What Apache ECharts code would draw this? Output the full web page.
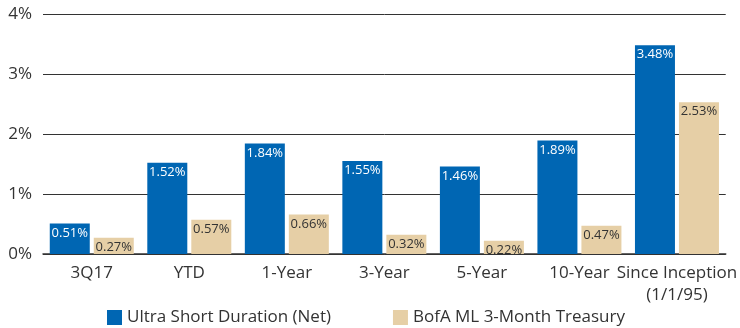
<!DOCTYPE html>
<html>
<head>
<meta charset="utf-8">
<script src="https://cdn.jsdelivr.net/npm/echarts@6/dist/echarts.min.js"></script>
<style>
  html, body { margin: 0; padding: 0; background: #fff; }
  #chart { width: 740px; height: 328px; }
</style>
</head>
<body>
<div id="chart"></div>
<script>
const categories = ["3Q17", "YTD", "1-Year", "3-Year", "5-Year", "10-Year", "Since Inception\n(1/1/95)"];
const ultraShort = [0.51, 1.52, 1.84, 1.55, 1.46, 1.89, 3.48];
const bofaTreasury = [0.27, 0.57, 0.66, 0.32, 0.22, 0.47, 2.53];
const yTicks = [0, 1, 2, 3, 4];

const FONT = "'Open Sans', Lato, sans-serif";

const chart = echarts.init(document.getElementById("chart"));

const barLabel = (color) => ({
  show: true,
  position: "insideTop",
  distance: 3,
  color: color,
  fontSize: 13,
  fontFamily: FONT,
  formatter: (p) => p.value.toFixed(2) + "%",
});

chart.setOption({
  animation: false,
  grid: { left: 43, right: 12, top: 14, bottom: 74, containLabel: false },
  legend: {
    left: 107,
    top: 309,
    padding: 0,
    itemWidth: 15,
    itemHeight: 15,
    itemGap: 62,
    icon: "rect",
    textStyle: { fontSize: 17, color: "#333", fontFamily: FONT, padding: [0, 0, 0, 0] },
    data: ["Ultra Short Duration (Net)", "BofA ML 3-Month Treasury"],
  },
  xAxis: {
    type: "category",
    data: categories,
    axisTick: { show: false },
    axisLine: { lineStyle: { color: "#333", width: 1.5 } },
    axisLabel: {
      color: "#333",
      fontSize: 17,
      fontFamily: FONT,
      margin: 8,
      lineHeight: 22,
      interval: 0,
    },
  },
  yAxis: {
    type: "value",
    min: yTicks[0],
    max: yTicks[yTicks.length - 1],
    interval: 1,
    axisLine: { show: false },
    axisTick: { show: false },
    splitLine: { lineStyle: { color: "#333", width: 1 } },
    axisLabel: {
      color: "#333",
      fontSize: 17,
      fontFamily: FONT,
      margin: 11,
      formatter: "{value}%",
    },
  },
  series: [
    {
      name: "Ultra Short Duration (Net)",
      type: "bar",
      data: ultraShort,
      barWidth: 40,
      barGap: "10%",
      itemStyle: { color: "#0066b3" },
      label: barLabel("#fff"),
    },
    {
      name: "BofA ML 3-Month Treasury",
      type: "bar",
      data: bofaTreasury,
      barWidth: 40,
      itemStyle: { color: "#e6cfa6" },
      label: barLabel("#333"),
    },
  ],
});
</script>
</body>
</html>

#####

◆ **Task statement**
Omit any images, then output the listing exactly.

◆ **Response to this task**
What Apache ECharts code would draw this? Output the full web page.
<!DOCTYPE html>
<html>
<head>
<meta charset="utf-8">
<script src="https://cdn.jsdelivr.net/npm/echarts@6/dist/echarts.min.js"></script>
<style>
  html, body { margin: 0; padding: 0; background: #fff; }
  #chart { width: 740px; height: 328px; }
</style>
</head>
<body>
<div id="chart"></div>
<script>
const categories = ["3Q17", "YTD", "1-Year", "3-Year", "5-Year", "10-Year", "Since Inception\n(1/1/95)"];
const ultraShort = [0.51, 1.52, 1.84, 1.55, 1.46, 1.89, 3.48];
const bofaTreasury = [0.27, 0.57, 0.66, 0.32, 0.22, 0.47, 2.53];
const yTicks = [0, 1, 2, 3, 4];

const FONT = "'Open Sans', Lato, sans-serif";

const chart = echarts.init(document.getElementById("chart"));

const barLabel = (color) => ({
  show: true,
  position: "insideTop",
  distance: 3,
  color: color,
  fontSize: 13,
  fontFamily: FONT,
  formatter: (p) => p.value.toFixed(2) + "%",
});

chart.setOption({
  animation: false,
  grid: { left: 43, right: 12, top: 14, bottom: 74, containLabel: false },
  legend: {
    left: 107,
    top: 309,
    padding: 0,
    itemWidth: 15,
    itemHeight: 15,
    itemGap: 62,
    icon: "rect",
    textStyle: { fontSize: 17, color: "#333", fontFamily: FONT, padding: [0, 0, 0, 0] },
    data: ["Ultra Short Duration (Net)", "BofA ML 3-Month Treasury"],
  },
  xAxis: {
    type: "category",
    data: categories,
    axisTick: { show: false },
    axisLine: { lineStyle: { color: "#333", width: 1.5 } },
    axisLabel: {
      color: "#333",
      fontSize: 17,
      fontFamily: FONT,
      margin: 8,
      lineHeight: 22,
      interval: 0,
    },
  },
  yAxis: {
    type: "value",
    min: yTicks[0],
    max: yTicks[yTicks.length - 1],
    interval: 1,
    axisLine: { show: false },
    axisTick: { show: false },
    splitLine: { lineStyle: { color: "#333", width: 1 } },
    axisLabel: {
      color: "#333",
      fontSize: 17,
      fontFamily: FONT,
      margin: 11,
      formatter: "{value}%",
    },
  },
  series: [
    {
      name: "Ultra Short Duration (Net)",
      type: "bar",
      data: ultraShort,
      barWidth: 40,
      barGap: "10%",
      itemStyle: { color: "#0066b3" },
      label: barLabel("#fff"),
    },
    {
      name: "BofA ML 3-Month Treasury",
      type: "bar",
      data: bofaTreasury,
      barWidth: 40,
      itemStyle: { color: "#e6cfa6" },
      label: barLabel("#333"),
    },
  ],
});
</script>
</body>
</html>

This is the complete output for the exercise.